Fast forward to 2015. Following two years on the road traveling and touring, I touched down as an artist in residence at the Hewnoaks Artist Colony in Lovell, ME. I spent the days with a portable studio set up in a cabin, and didn’t really see too much of anyone else. At first the quietude creeped me out. I didn’t relish the time alone with my thoughts. Most days began by building a fire, because even on the 4th of July you’ll freeze your ass off in Maine. I wrote when I felt like it and went hiking or swimming if I didn’t. I ate a lot of pancakes. If it sounds luxurious, let me tell you: it was. It’s cliche to venture into the woods like Thoreau and think you’ll come out with a masterpiece. My intention wasn’t to reconnect with myself or even nature. I just wanted to sing and move my body.

The only steadfast rule I gave myself was this: no more fucking rules. The personal and profane crept back in. I let songs ramble and shred apart, stopped thinking about singles or album format or censoring lyrics. Anger found its way through the new cracks, but so too did humor and joy. If 2014’s Baby, the last White Hinterland album, was the sound of an exit wound, this was laughter in the face of it. The songs took on a life of their own and by the end of my stay I realized I couldn’t go back to being “White Hinterland.” She taught me a lot of things but the old clothes didn’t fit. Literally. I’m no longer a size 4. It took another year and countless revisions to dismantle the mask, but by the end I found myself with songs best summed up as sounding a lot like me: brash, lusty, and irreverent. I wondered for months why I hadn’t shared this side of myself, why I felt I needed to edit or hide these things in my work—the closest thing to a safe space I’ve ever felt in my life.

The songs explore female sexuality and its many contradictions. How it feels to be at war not only with the world around you but within your own body. How even the strongest amongst us can still fall into the trap of performing an imitation of our best selves in order to feel worthy of love. I’m not just talking about romantic love, but the deep, abiding acceptance that emerges from self-respect and dignity. It feels to me sometimes the most radical thing we can do is love ourselves. It’s something we have to tend constantly to keep alive. It is not a Valhalla we all arrive at one day. It requires everyday acts of kindness towards ourselves, though some may try to convince us our voices, bodies, and lives are shameful or of less value than men’s.

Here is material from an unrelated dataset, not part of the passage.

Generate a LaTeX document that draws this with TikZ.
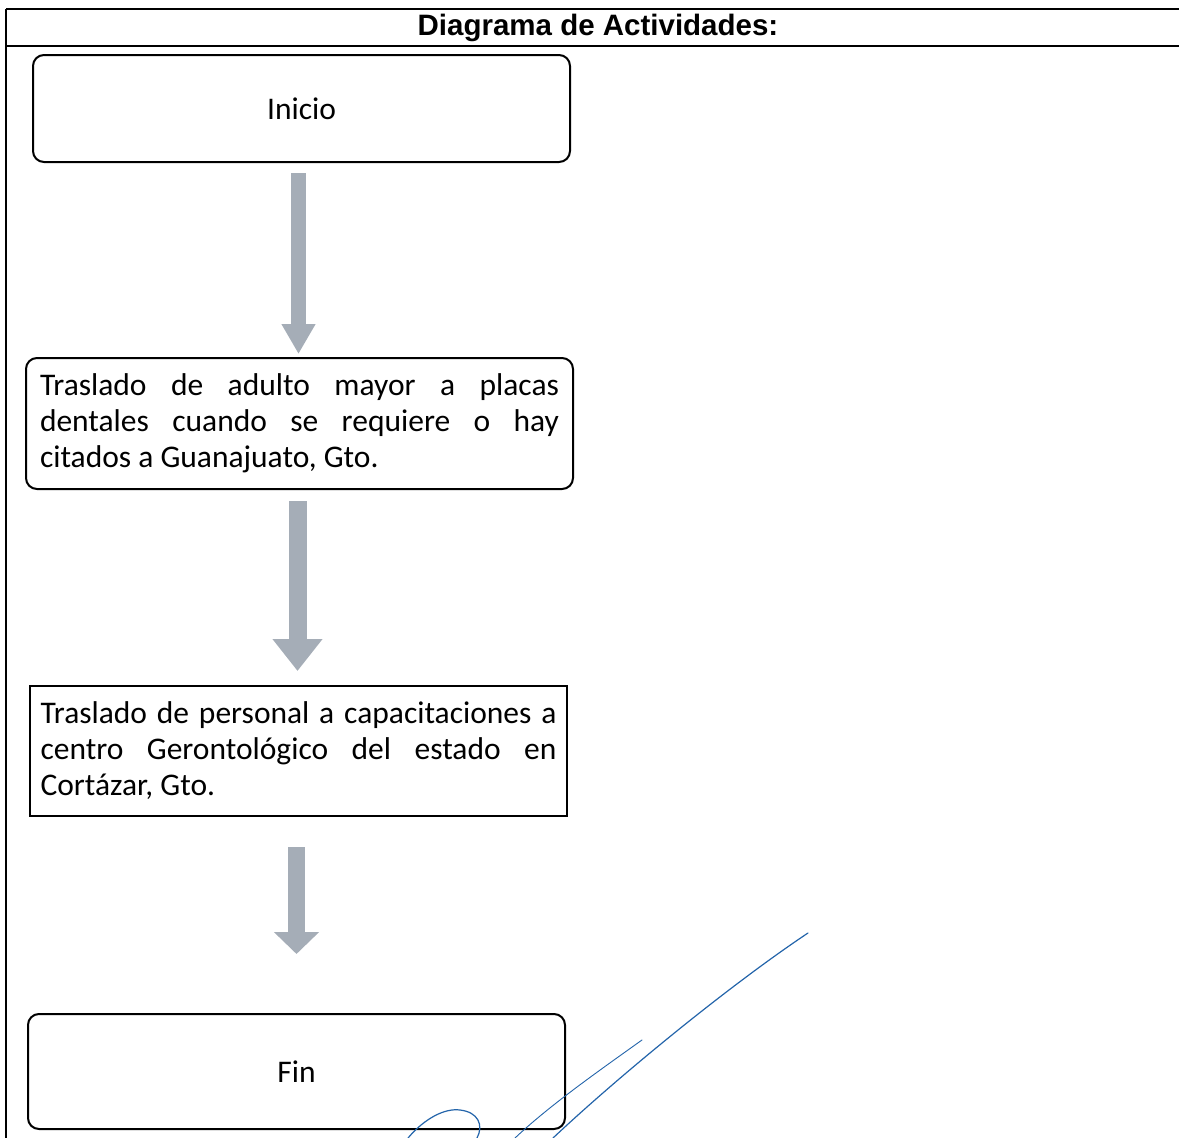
\documentclass[tikz,border=0pt]{standalone}
\usepackage{fontspec}
\setmainfont{Carlito}
\newfontfamily\headfont{Liberation Sans}
\usetikzlibrary{arrows.meta}
\definecolor{flow}{RGB}{165,173,183}
\definecolor{ink}{RGB}{35,100,170}
\hyphenpenalty=10000
\exhyphenpenalty=10000
\tolerance=10000

\tikzset{
  stepbox/.style={draw=black, line width=2pt, fill=white, rounded corners=11pt,
    inner sep=0pt, font=\fontsize{31.5}{36}\selectfont},
  textbox/.style={stepbox, align=justify},
  flowarrow/.style={draw=flow, line width=#1},
  frame/.style={line width=1.6pt},
  sign/.style={ink, line width=1.2pt, line cap=round}
}

\begin{document}
\begin{tikzpicture}[x=1pt, y=-1pt]
  \useasboundingbox (0,0) rectangle (1179,1138);

  % table frame and header
  \draw[frame] (6,9) -- (1179,9);
  \draw[frame] (6,46) -- (1179,46);
  \draw[frame] (6,9) -- (6,1138);
  \node[font=\headfont\bfseries\fontsize{29.5}{32}\selectfont] (title) at (598,27.5)
    {Diagrama de Actividades:};

  % activity boxes
  \node[stepbox, minimum width=537pt, minimum height=107pt] (inicio) at (301.5,108.5) {Inicio};
  \node[textbox, text width=519pt, minimum width=547pt, minimum height=131pt] (adulto) at (299.5,423.5)
    {Traslado de adulto mayor a placas\linebreak dentales cuando se requiere o hay\linebreak citados a Guanajuato, Gto.};
  \node[textbox, sharp corners, text width=516pt, minimum width=537pt, minimum height=130pt] (personal) at (298.5,751)
    {Traslado de personal a capacitaciones a\linebreak centro Gerontológico del estado en\linebreak Cortázar, Gto.};
  \node[stepbox, minimum width=537pt, minimum height=115pt] (fin) at (296.5,1071.5) {Fin};

  % block arrows between the steps
  \draw[flowarrow=15pt, -{Triangle[width=32pt,length=30pt,fill=flow]}, shorten <=10pt, shorten >=3pt]
    ([xshift=-3pt]inicio.south) -- ([xshift=-3pt]inicio.south |- adulto.north);
  \draw[flowarrow=18pt, -{Triangle[width=48pt,length=32pt,fill=flow]}, shorten <=11pt, shorten >=14pt]
    ([xshift=-2pt]adulto.south) -- ([xshift=-2pt]adulto.south |- personal.north);
  \draw[flowarrow=17pt, -{Triangle[width=44pt,length=22pt,fill=flow]}, shorten <=30pt, shorten >=59pt]
    ([xshift=-2pt]personal.south) -- ([xshift=-2pt]personal.south |- fin.north);

  % signature strokes
  \draw[sign] (808,933) .. controls (730,985) and (620,1075) .. (553,1138);
  \draw[sign, line width=0.9pt] (642,1040) .. controls (600,1070) and (550,1105) .. (515,1138);
  \draw[sign] (408,1138) .. controls (425,1118) and (445,1108) .. (460,1110)
    .. controls (478,1112) and (484,1125) .. (477,1138);
\end{tikzpicture}
\end{document}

I used to dread album synopses. Who, I wondered, besides press actually reads these things? I’ve come around to them because it’s invigorating how direct this exchange can be. This album was written and produced by the woman writing to you now—each stitch and every note was played or sung by her (barring a few sweet guitar licks on “Paper Mache” lovingly contributed by Matt LeMay). I chose to make it all myself to see what I sound like. I expected the process to be lonelier somehow, but it enlivened me. Now it’s in your hands and ears. No middle man, no tricks or gimmicks. You’re all too smart for that bullshit anyway. I’ve loved this record for a long time. It belongs to you now. Our world can be as direct or as bold as we choose to make it. In 2008 I wrote: “for the present and foreseeable future, there won’t be any more Casey Dienel.” At the time I really meant it; now it is unthinkable that I should be anyone else.

In 1875 the young women in my hometown organized for the first time to build a library. The town of Scituate gave no help to them but by working together the women managed to raise $3,500—first to cover the cost of erecting the building and then to fill it with 1,100 books. The annual circulation was 1,000 books, free to anyone in the town. They named it the Paddle Your Own Canoe Society because while it is up to each of us to put in the effort, our work takes on greater meaning when done together.

This record is in tribute to them and to nasty women everywhere. I see you. Imitation Of A Woman To Love comes to you via Paddle Your Own Canoe Society. Available worldwide May 18, 2017.